# Difference between 60d and 7d video quality



## Cgdillan (Mar 20, 2012)

I shoot many wedding every year and my friend told me he likes the video footage from his 7d vs my 60d. He said the image has more depth and a more natural feeling where the 60d has a more flat feel to it. I disagree but I am wonder if anyone else shares his opinion. Are there differences in the sensor that would give the 7d a more natural feeling to its video footage?


----------



## fernando (Mar 20, 2012)

Tell your friend to stop being jealous of your equally awesome 60D  There's nothing in the sensor that would give the 7D better depth or "natural feeling". You guys are probably shooting with different in-camera settings
(White Balance,Picture Style,etc), therefore the flat/"natural feeling" differences. As for the depth, probably shooting with different or faster lenses that allows a shallower depth of field. Both camera should be nearly indistinguishable
in video mode, Rebels also look near identical too. 

Photography is another story


----------



## Policar (Mar 21, 2012)

Same sensor, but the 7d has twice as many readout channels, I think? In theory that could mean less skew and/or other advantages, but in my experience video from the 7d and t2i/t3i (never used a 60d) is indistinguishable. If anything, I think I like the t2i's image more...probably because I own one. But I couldn't tell the difference double blind if they were set the same and had the same lenses. Video closely resembles the 5DII but in theory the smaller cameras have a little less resolution, a little more noise, and are inexplicably faster at a given ISO (not enough to cancel out noise)...plus obvious DOF differences.

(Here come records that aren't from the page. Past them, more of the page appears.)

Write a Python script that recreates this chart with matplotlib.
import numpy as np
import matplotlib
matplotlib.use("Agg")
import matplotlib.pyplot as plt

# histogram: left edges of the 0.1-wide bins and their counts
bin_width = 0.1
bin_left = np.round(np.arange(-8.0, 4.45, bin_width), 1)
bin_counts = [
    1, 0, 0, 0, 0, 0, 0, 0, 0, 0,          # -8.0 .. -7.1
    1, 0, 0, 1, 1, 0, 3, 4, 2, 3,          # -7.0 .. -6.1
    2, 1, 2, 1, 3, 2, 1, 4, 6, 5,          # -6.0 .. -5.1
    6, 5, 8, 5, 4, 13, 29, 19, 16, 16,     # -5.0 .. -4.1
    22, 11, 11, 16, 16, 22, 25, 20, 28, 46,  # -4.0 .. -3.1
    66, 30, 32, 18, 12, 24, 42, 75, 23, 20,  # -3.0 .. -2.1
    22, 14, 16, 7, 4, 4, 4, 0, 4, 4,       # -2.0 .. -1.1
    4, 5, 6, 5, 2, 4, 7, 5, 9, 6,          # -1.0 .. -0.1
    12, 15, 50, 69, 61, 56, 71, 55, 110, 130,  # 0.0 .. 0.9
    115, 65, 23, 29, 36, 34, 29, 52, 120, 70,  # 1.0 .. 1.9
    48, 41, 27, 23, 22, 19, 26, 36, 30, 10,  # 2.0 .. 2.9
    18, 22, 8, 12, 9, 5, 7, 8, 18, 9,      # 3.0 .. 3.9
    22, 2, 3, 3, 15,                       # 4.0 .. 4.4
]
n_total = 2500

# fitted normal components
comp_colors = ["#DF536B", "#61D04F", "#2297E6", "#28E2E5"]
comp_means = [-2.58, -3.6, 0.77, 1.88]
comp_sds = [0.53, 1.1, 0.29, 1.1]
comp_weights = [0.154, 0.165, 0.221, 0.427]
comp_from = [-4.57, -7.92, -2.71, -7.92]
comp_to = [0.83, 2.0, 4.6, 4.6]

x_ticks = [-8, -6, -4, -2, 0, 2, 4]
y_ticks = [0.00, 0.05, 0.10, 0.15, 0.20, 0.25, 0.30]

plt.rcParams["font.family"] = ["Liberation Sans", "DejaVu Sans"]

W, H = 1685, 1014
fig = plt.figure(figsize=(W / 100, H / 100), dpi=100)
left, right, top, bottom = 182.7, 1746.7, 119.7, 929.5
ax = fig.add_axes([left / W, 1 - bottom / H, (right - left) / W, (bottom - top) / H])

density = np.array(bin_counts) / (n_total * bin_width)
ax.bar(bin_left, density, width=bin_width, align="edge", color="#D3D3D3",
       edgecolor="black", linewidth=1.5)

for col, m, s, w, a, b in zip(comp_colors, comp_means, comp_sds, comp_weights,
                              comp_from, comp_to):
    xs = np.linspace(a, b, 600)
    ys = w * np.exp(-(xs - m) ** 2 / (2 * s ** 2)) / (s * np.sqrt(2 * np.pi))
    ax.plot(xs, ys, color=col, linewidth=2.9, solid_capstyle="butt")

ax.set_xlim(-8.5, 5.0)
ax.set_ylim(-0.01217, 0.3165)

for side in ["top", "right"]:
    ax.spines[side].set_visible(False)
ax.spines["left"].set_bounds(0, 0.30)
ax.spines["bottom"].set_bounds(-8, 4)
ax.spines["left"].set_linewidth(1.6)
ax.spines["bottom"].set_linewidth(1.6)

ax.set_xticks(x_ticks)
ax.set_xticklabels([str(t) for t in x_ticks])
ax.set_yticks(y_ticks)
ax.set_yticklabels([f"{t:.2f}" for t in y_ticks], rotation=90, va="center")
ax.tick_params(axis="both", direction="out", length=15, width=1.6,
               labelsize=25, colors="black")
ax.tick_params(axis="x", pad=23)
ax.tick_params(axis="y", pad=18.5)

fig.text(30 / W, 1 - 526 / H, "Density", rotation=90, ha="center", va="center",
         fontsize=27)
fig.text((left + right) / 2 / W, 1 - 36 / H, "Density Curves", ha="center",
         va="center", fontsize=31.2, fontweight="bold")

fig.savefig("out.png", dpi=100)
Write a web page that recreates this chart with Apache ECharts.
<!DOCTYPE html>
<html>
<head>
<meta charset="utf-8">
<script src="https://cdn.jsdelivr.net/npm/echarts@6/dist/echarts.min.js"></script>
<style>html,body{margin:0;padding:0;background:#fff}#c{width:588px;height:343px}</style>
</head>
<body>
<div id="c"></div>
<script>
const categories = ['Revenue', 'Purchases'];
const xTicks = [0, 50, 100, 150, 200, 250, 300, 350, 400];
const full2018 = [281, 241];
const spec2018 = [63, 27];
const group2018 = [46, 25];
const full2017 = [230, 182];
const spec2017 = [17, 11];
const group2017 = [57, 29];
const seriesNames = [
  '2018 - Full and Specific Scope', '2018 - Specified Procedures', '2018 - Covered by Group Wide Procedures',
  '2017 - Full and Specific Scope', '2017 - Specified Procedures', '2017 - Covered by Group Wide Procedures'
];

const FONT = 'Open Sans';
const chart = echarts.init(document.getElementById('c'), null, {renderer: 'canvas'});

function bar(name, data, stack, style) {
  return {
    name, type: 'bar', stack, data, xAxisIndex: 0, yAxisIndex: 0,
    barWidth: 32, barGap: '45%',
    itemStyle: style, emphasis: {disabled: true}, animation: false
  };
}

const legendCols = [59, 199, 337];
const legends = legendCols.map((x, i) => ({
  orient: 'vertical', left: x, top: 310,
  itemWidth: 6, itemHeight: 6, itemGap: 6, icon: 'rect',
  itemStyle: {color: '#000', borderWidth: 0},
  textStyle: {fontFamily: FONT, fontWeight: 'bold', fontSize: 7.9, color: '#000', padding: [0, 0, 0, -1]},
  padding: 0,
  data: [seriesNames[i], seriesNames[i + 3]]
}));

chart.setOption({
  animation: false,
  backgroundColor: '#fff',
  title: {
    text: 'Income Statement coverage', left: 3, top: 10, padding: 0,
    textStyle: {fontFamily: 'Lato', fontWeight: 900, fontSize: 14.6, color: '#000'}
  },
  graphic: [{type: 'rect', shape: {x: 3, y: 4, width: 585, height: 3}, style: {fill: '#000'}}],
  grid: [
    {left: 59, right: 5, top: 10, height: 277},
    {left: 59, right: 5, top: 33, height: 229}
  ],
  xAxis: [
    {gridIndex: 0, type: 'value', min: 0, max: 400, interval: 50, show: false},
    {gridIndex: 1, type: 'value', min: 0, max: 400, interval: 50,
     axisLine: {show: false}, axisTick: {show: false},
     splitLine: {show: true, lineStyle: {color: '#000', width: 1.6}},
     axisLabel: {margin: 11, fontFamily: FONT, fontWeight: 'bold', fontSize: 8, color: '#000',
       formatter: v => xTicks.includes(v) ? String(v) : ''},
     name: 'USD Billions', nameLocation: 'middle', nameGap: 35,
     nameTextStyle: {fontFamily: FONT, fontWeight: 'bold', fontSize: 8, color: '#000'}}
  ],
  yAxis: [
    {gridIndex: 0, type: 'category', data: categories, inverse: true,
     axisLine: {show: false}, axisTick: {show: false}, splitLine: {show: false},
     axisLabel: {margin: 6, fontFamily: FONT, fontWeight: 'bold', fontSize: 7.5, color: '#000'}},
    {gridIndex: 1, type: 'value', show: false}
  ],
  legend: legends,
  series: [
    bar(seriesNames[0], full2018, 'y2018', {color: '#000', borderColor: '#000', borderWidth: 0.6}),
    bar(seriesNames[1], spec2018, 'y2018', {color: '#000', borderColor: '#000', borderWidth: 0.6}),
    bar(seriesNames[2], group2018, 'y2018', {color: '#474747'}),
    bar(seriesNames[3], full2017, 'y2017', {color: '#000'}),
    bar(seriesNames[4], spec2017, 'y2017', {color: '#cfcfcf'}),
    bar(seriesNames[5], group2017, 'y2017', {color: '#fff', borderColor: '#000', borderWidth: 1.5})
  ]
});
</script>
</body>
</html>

The t2i and 60d will take cleaner stills since the fewer channels the less banding noise but the 7d is a killer still camera in terms of ergonomics and interface (minus the now sub par screen). Very nice camera.


----------



## babarasghar (Mar 21, 2012)

well I didn't understand ur point regarding less banding noise in 60D,T2i n T3i than 7D .... can u explain this ...


----------



## Cgdillan (Mar 22, 2012)

Thanks guys. We shoot every wedding together and we use my 60d and t2i , his 7d and 5d mkii. I own the canon 24mm f/1.4 ii. 85mm f/1.2 ii. 50mm f/1.8 ii. 2x 70-200mm is f/2.8. Tokina 11-16 f/2.8. And bower 14mm f/2.8. And my 5d mkiii preorder on the way! ;D we shoot all the same scene settings white balance.. Everything. Lenses are always fast and often wide open. Soooo I say he's crazy too. Thanks for the input! He's been trying to get me to sell my t2i and invest in a 7d. Or sell both cameras and get a 5d mkii. Always told him I'd wait for 5dmkiii and would probably never get a 7d unless I needed it for photography which i currently don't. So I guess it's smart to keep my 2 crop bodies since they are equal to 7d for video. And especially since I'm getting the mkiii. Thanks again!


----------



## peederj (Mar 22, 2012)

Since the 7D is dual processor they were able and willing to provide 720p HDMI output. Which means if you're shooting with an external monitor you're much happier on a 7D.

Otherwise, it's a wash...get Rebels if you are going with this sensor, they are lighter for your steadicams and shoulder rigs.


----------



## Policar (Mar 22, 2012)

babarasghar said:


> well I didn't understand ur point regarding less banding noise in 60D,T2i n T3i than 7D .... can u explain this ...



In theory if you shoot low ISO raw and push it really far there will be more pattern noise in a 7D's shadows than in a Rebel's, if I understand correctly, which I might not. It's a very trivial difference, doesn't matter at all in practice.


----------